For the past week, my husband has been at a job conference out of state, so for five days I was the sole ruler, the enforcer and the commander, over our four children. Before Joe left, we all sat down and had an agreement. The kids promised to try to limit their fights and outbreaks of disobedience to a minimum, and complete their homework and chores daily. In return, I promised to do my best not to make their lives more difficult than necessary. I promised to be although strict, but just and merciful.
Amazingly, I have not had to raise my voice once during the entire five days. Alex, our oldest, had to come home from school on a bus and manage himself for a couple of hours until I got home from work. He completed his homework every day, several times did the dishes, and did not argue with me once! I was ready to ask him - "Who are you and what have you done with my son?"
The girls also managed themselves fairly well - homework, schoolwork, no fights or yelling.
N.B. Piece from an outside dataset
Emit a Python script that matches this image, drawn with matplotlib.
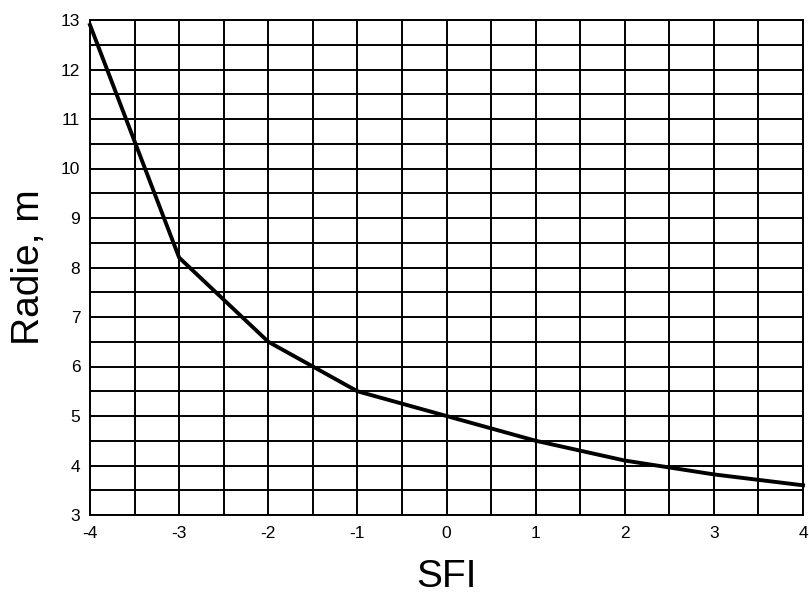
import matplotlib
matplotlib.use("Agg")
import matplotlib.pyplot as plt
import numpy as np

sfi = [-4, -3, -2, -1, 0, 1, 2, 3, 4]
radie = [12.9, 8.2, 6.5, 5.5, 5.0, 4.5, 4.1, 3.82, 3.6]
xticks = [-4, -3, -2, -1, 0, 1, 2, 3, 4]
yticks = [3, 4, 5, 6, 7, 8, 9, 10, 11, 12, 13]

plt.rcParams['font.family'] = ['Liberation Sans', 'DejaVu Sans']
fig = plt.figure(figsize=(8.09, 5.96), dpi=100)
ax = fig.add_axes([90/809, 1-515/596, (803-90)/809, (515-20)/596])
ax.plot(sfi, radie, color='black', lw=2.8, solid_joinstyle='miter', zorder=3, clip_on=False)
ax.set_xlim(-4, 4)
ax.set_ylim(3, 13)
ax.set_xticks(xticks)
ax.set_yticks(yticks)
ax.set_xticklabels(['-4', '-3', '-2', '-1', '0', '1', '2', '3', '4'])
ax.set_xticks(np.arange(-4, 4.01, 0.5), minor=True)
ax.set_yticks(np.arange(3, 13.01, 0.5), minor=True)
ax.grid(True, which='both', color='black', lw=1.4)
ax.tick_params(which='both', length=0, labelsize=12.5, colors='black')
ax.tick_params(axis='x', pad=8)
ax.tick_params(axis='y', pad=7)
for s in ax.spines.values():
    s.set_color('black'); s.set_linewidth(1.4)
ax.set_xlabel('SFI', fontsize=28, labelpad=13)
ax.set_ylabel('Radie, m', fontsize=28, labelpad=10)
fig.savefig('out.png', dpi=100)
The youngest, Vera, though, had a daily cry about missing daddy and trying to get out of going to school until he comes back. Every time I had to explain to her that, whether daddy is here or not, she still has to go to school, because I simply won't be home. I had to go to work.
Gustav, my 11-year-old, stayed consistent and true to himself. In addition to being grumpy and sullen, he also developed a cold, which made him look more miserable than usual. Well, the cold part was being taken care of by the cold medicine. So, generally he was himself - no changes.
This five -day experience has taught me some lessons. First, if you want your children to hear you and respond consciously to your questions, the TV has to be off at all times. TV turns children into zombies.
Second, giving children options is a good thing, but those options have to be clear, concise and precise. "Your choices are - either this or that. Pick and choose." No monologues about past experiences and world philosophy. It only gets them distracted. Besides, most of the time they have something to say, so I often had to explain my point. I made myself talk for no longer than five minutes at a time on these explanations.
Finally, it made me open to suggestions. Open, though, does not mean letting the children run with it and see what happens. Trial and error is not my approach, at least not at the moment. I had very limited time every day to get everything done, so I left the power to allow implementation of new things with myself.
Overall, I believe my matriarchal period was a success. Well, I suppose the next step from running the family is running the country :) But that I am planning to leave for later. For now, I have to get back to my stitching projects and actually complete some of them. My UFOs list is growing.